Reputation: 6062
When the docker container has, for example, 100 processes running and we restart the container using docker restart container-name
how can docker restart all these 100 processes?
Will it store all the processes details and start them again?
Edit:
The following can be considered as specific question that I want to be answered:
After starting a container, I login to the container using docker exec -it container-name bash
and I start some background processes. Then I exit the container and do a docker restart
or a stop
followed by a start
. Will I get those manually started processes running again automatically?
Upvotes: 8
Views: 14008
Reputation: 159875
A Docker container has one primary process. docker restart
does two things:
docker stop
. It sends SIGTERM to its primary process (only); if that doesn't terminate within 10 seconds, it sends SIGKILL. If the primary process still has children, they also get forcibly terminated.docker start
. In the container that already exists, it runs the container's command, constructed by concatenating its entrypoint and command lists.Note that both of these focus on one process. If that process is a dedicated process manager like supervisord, the docker stop
sequence will hopefully cause the supervisor to gracefully stop every process it's managing and you'll be okay. If it's a shell script that starts a bunch of background processes and ignores them, they'll just get killed with no warning. Similarly, if the main container process knows how to start its children then docker start
will cause that to happen again, but if it was an interactive shell and you hand-started background processes, they are lost.
Docker doesn't have any sort of "snapshot" mechanism. The general model is that containers always start from a clean and known state, and can reconstruct whatever they need from there. It fits better with this model to docker rm
a stopped container and docker run
a new one than to try to docker start
it again.
Upvotes: 14
Reputation: 1143
First of all, having 100 processes running in a container doesn't sound great, as per the guidelines in the Dockerfile best practices. Just something to keep in mind; if it works for you, then that's fine.

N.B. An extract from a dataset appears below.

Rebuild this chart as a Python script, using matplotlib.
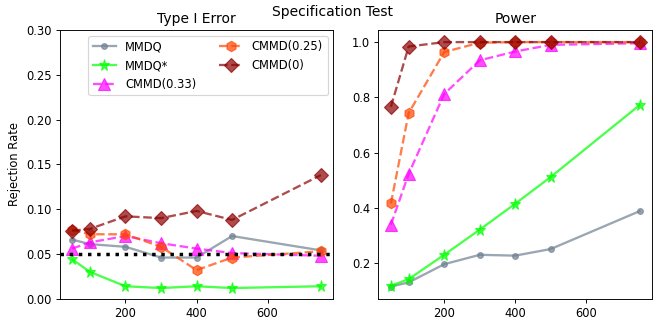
import matplotlib
matplotlib.use("Agg")
import matplotlib.pyplot as plt

n = [50, 100, 200, 300, 400, 500, 750]

# type I error
t1_mmdq = [0.066, 0.061, 0.058, 0.046, 0.046, 0.070, 0.054]
t1_mmdq_star = [0.044, 0.030, 0.014, 0.012, 0.014, 0.012, 0.014]
t1_cmmd033 = [0.056, 0.063, 0.070, 0.062, 0.056, 0.051, 0.048]
t1_cmmd025 = [0.077, 0.072, 0.072, 0.058, 0.032, 0.046, 0.053]
t1_cmmd0 = [0.076, 0.078, 0.092, 0.090, 0.098, 0.088, 0.138]

# power
pw_mmdq = [0.115, 0.130, 0.196, 0.230, 0.227, 0.251, 0.388]
pw_mmdq_star = [0.118, 0.142, 0.230, 0.321, 0.415, 0.512, 0.772]
pw_cmmd033 = [0.339, 0.523, 0.812, 0.934, 0.966, 0.990, 0.996]
pw_cmmd025 = [0.416, 0.743, 0.964, 0.998, 1.0, 1.0, 1.0]
pw_cmmd0 = [0.766, 0.984, 1.0, 1.0, 1.0, 1.0, 1.0]

styles = [
    ("MMDQ", dict(color="slategray", ls="-", marker="o", ms=5)),
    ("MMDQ*", dict(color="lime", ls="-", marker="*", ms=10)),
    ("CMMD(0.33)", dict(color="magenta", ls="--", marker="^", ms=10)),
    ("CMMD(0.25)", dict(color="orangered", ls="--", marker="h", ms=9)),
    ("CMMD(0)", dict(color="darkred", ls="--", marker="D", ms=9)),
]

fig, axes = plt.subplots(1, 2, figsize=(8, 4), dpi=83)
fig.subplots_adjust(left=0.09, right=0.982, bottom=0.1, top=0.91, wspace=0.165)

ax = axes[0]
for (label, st), y in zip(styles, [t1_mmdq, t1_mmdq_star, t1_cmmd033, t1_cmmd025, t1_cmmd0]):
    ax.plot(n, y, lw=2, alpha=0.7, label=label, **st)
ax.axhline(0.05, color="black", ls=":", lw=3)
ax.set_ylim(0, 0.3)
ax.set_ylabel("Rejection Rate")
ax.set_title("Type I Error")
ax.legend(loc="upper right", ncol=2)

ax = axes[1]
for (label, st), y in zip(styles, [pw_mmdq, pw_mmdq_star, pw_cmmd033, pw_cmmd025, pw_cmmd0]):
    ax.plot(n, y, lw=2, alpha=0.7, label=label, **st)
ax.set_title("Power")

fig.suptitle("Specification Test", y=0.985)

fig.savefig("out.png", dpi=83)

If those 100 processes come to be as part of the container startup process, then you'll have them running again after the restart. That is completely up to what your container is supposed to do, and how, i.e. what's your ENTRYPOINT
doing.
restart
is a stop
, and then a start
. So I guess a very loose parallel would be with your computer. After you restart it, it will run those startup programs that you have, e.g. network management, whatever. But it won't restart your browser, unless you explicitly hook up your OS to do so.
If, as part of container's run, files are written on the disk, then after a restart you'll have them there. This is also something that you should probably not leverage, unless it really suits your use-case. This is because containers are meant to be ephemeral.